* **GOAL**:
Find the lines of data that contain the string "with", then list them.

START

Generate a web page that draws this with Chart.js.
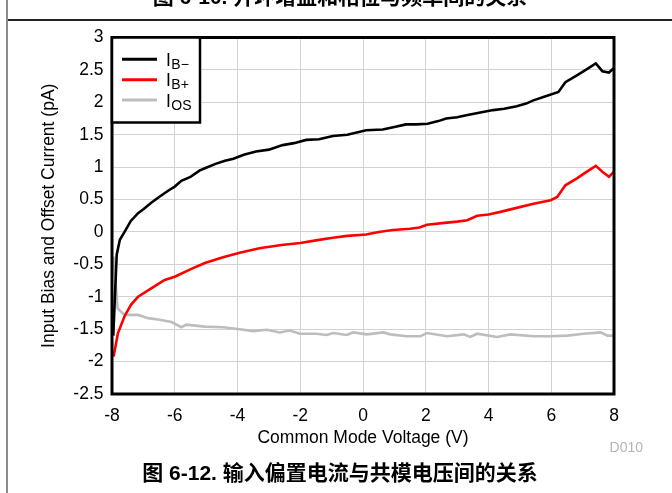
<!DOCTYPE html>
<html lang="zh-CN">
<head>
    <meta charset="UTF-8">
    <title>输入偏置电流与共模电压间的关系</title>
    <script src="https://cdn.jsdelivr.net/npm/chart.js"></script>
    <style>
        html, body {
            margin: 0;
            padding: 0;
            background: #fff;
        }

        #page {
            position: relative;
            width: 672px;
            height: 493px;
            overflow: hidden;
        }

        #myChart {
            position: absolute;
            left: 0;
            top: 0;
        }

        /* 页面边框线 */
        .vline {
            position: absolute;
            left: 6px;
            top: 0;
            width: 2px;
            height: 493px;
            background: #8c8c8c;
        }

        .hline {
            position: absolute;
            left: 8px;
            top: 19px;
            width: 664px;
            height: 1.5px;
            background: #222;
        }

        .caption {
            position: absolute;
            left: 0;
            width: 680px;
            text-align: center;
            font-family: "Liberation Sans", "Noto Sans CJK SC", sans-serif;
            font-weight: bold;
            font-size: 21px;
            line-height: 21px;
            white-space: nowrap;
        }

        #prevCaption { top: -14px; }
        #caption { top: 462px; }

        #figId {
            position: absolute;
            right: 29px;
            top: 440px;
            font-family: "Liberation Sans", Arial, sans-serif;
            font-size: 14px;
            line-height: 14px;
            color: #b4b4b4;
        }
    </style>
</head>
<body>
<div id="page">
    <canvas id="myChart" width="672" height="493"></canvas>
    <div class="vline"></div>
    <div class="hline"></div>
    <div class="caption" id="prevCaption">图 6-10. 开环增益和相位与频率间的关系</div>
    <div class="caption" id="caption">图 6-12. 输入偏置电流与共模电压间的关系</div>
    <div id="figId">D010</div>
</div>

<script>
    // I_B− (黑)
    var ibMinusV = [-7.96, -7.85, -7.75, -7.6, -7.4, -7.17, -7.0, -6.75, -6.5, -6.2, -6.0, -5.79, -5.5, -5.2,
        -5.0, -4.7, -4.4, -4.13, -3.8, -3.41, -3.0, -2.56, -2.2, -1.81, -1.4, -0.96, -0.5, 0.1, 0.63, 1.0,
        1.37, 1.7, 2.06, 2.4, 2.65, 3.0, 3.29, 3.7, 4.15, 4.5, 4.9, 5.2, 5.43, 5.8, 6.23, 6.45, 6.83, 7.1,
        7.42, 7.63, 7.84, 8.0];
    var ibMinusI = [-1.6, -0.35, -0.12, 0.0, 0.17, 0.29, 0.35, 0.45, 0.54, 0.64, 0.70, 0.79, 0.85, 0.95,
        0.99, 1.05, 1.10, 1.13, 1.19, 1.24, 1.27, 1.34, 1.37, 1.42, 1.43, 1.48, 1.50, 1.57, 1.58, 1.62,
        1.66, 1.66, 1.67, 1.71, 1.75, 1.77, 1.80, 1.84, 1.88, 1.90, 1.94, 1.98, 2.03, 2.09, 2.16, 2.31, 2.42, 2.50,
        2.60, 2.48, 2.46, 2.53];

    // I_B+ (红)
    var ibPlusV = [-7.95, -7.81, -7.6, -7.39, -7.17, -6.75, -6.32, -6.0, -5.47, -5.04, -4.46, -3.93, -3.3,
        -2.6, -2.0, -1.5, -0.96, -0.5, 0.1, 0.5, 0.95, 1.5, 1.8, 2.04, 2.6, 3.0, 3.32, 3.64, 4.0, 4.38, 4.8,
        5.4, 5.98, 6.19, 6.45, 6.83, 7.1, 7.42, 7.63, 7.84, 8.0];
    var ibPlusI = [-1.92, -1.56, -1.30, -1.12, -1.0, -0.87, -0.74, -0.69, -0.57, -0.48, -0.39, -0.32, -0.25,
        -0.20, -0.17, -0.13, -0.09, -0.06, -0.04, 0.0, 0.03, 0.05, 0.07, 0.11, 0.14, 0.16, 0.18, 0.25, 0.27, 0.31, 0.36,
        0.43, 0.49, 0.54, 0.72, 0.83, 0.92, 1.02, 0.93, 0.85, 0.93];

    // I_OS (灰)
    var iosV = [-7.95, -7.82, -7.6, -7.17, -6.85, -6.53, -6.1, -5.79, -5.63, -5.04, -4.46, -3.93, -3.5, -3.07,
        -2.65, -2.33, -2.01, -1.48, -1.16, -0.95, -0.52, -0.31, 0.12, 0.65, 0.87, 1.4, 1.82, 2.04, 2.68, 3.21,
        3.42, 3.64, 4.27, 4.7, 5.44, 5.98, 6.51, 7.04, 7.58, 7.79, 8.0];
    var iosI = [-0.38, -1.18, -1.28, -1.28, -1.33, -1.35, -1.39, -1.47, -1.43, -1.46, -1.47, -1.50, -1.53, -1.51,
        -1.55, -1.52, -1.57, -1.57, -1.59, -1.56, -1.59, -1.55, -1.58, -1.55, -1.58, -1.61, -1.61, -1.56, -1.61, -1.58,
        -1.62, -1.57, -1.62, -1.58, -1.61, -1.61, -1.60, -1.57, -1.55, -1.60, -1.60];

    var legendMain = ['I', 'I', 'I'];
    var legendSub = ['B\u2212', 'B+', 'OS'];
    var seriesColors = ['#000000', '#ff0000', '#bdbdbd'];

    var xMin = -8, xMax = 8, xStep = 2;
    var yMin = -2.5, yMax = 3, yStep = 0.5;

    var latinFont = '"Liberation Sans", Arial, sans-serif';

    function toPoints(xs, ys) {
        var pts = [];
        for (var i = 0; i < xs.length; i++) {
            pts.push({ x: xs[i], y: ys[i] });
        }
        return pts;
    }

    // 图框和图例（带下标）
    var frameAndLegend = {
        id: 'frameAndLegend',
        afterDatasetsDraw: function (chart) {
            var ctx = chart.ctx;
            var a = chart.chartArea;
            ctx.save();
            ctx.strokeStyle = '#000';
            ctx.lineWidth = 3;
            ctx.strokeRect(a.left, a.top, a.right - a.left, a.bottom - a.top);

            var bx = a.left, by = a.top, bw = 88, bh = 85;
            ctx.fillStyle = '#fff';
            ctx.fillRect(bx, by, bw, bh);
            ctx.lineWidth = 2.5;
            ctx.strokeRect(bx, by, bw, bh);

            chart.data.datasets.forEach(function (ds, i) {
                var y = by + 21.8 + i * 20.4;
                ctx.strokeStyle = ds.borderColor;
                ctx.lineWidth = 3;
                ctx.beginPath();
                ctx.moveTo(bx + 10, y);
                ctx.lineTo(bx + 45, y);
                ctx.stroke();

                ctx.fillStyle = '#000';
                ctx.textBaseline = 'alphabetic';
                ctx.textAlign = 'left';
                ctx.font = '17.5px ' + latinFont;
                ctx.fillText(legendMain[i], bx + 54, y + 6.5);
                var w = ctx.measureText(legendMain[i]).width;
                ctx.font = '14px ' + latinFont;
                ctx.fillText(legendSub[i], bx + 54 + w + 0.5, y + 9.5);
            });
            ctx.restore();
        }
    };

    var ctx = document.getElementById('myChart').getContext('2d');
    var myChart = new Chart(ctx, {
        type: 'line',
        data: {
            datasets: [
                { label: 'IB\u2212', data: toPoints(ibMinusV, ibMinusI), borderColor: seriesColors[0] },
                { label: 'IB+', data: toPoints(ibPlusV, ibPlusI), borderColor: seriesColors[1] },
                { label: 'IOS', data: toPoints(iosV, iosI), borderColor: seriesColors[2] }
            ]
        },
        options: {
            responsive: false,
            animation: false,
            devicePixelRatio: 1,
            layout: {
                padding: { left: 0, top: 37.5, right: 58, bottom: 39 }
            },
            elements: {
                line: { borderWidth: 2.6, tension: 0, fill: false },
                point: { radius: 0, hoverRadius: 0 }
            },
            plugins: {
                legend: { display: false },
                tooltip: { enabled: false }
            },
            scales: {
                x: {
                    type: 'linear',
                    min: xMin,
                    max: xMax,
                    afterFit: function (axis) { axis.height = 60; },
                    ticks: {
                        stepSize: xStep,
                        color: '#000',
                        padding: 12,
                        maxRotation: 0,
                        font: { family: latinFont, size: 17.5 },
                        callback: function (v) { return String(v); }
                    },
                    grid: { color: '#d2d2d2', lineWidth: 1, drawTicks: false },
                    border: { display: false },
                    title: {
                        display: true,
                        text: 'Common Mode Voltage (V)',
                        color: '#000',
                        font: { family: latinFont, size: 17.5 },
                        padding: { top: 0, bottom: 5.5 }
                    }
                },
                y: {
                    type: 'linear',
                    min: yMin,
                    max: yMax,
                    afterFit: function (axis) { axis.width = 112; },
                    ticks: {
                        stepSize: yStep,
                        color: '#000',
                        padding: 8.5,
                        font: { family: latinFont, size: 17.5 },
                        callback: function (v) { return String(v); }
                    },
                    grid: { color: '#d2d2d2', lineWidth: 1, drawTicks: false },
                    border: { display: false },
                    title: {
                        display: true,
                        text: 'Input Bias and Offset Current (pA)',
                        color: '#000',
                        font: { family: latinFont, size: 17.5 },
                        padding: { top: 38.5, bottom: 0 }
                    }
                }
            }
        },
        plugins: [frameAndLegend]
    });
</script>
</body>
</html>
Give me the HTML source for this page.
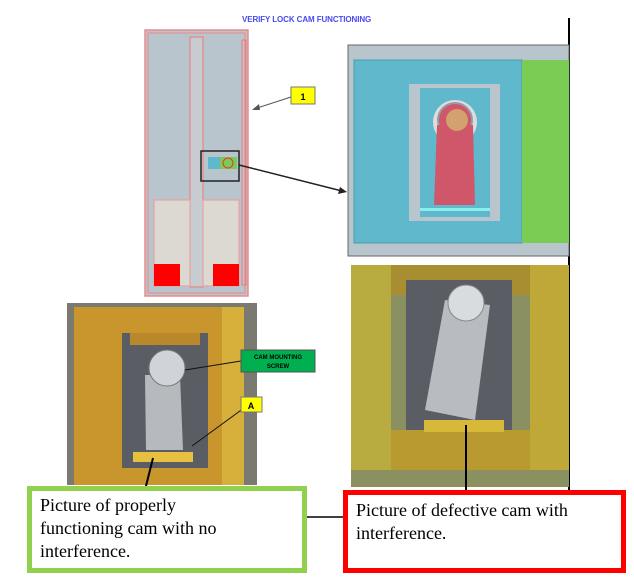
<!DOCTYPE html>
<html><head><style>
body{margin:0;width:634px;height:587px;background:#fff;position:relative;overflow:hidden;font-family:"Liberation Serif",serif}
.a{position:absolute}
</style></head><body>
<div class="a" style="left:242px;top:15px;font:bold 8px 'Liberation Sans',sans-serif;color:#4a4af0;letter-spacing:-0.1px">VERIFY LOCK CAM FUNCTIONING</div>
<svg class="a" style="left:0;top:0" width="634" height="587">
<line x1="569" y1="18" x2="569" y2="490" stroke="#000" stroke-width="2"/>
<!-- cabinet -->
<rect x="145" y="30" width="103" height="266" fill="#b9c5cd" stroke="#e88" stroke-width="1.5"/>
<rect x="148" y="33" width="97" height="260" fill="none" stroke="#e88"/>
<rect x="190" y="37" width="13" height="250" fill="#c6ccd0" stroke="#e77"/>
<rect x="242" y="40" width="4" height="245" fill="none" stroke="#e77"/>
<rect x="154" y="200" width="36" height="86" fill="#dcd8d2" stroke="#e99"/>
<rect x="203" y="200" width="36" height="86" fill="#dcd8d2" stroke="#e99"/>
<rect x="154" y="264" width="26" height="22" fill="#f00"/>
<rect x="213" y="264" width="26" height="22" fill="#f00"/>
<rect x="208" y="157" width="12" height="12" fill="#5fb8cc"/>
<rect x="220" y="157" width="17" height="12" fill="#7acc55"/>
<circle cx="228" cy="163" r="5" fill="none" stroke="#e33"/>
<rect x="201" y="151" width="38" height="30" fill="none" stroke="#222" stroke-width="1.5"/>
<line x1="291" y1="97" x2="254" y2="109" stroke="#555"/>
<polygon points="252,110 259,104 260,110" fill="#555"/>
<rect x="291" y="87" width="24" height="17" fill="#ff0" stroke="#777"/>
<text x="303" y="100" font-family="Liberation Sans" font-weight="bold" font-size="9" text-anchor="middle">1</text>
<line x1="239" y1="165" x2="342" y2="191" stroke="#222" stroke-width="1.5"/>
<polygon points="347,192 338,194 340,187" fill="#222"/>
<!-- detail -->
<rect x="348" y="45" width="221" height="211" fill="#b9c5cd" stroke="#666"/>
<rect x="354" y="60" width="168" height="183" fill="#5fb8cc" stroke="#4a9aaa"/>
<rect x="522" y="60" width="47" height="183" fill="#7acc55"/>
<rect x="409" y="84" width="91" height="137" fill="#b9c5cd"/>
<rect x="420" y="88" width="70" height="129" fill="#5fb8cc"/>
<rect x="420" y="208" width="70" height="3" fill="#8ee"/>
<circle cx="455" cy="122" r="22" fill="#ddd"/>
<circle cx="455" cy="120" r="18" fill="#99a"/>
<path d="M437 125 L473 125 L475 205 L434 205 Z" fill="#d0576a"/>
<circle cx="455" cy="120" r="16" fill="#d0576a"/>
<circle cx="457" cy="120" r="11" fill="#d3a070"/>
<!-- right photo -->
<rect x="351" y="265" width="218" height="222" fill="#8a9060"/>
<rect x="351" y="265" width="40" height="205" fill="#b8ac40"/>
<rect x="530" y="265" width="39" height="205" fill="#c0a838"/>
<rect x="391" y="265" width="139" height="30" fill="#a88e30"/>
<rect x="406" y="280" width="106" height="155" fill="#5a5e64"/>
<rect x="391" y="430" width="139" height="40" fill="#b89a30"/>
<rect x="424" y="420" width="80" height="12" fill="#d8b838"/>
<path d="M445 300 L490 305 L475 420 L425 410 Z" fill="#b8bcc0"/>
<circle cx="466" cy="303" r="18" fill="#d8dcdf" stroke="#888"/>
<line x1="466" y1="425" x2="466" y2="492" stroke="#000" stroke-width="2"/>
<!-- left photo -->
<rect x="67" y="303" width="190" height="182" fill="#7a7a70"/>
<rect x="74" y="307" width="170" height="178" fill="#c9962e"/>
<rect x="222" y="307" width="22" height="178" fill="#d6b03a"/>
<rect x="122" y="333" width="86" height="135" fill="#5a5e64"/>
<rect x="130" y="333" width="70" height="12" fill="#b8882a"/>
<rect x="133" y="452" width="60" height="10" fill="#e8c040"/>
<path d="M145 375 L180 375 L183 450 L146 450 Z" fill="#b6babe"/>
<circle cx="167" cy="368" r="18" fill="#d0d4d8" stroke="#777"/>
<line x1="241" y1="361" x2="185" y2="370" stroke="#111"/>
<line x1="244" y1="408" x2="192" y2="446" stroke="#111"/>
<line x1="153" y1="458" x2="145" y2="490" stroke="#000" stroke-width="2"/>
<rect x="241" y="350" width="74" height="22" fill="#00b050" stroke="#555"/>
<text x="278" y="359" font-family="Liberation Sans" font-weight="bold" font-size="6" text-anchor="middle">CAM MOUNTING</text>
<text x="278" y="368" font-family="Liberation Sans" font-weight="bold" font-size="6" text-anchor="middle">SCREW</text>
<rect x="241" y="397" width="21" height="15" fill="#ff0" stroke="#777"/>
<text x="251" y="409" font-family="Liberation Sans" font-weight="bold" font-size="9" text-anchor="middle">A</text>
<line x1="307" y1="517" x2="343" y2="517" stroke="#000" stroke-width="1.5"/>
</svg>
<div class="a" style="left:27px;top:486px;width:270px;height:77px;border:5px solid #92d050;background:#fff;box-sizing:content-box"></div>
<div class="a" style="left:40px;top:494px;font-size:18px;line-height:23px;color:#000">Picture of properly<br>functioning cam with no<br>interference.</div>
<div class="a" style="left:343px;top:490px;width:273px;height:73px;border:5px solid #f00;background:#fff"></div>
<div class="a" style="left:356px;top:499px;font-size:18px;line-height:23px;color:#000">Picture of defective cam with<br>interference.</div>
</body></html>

END

* **FINISHED TASK**:
Generate a web page that draws this with Chart.js.
<div class="a" style="left:40px;top:494px;font-size:18px;line-height:23px;color:#000">Picture of properly<br>functioning cam with no<br>interference.</div>
<div class="a" style="left:356px;top:499px;font-size:18px;line-height:23px;color:#000">Picture of defective cam with<br>interference.</div>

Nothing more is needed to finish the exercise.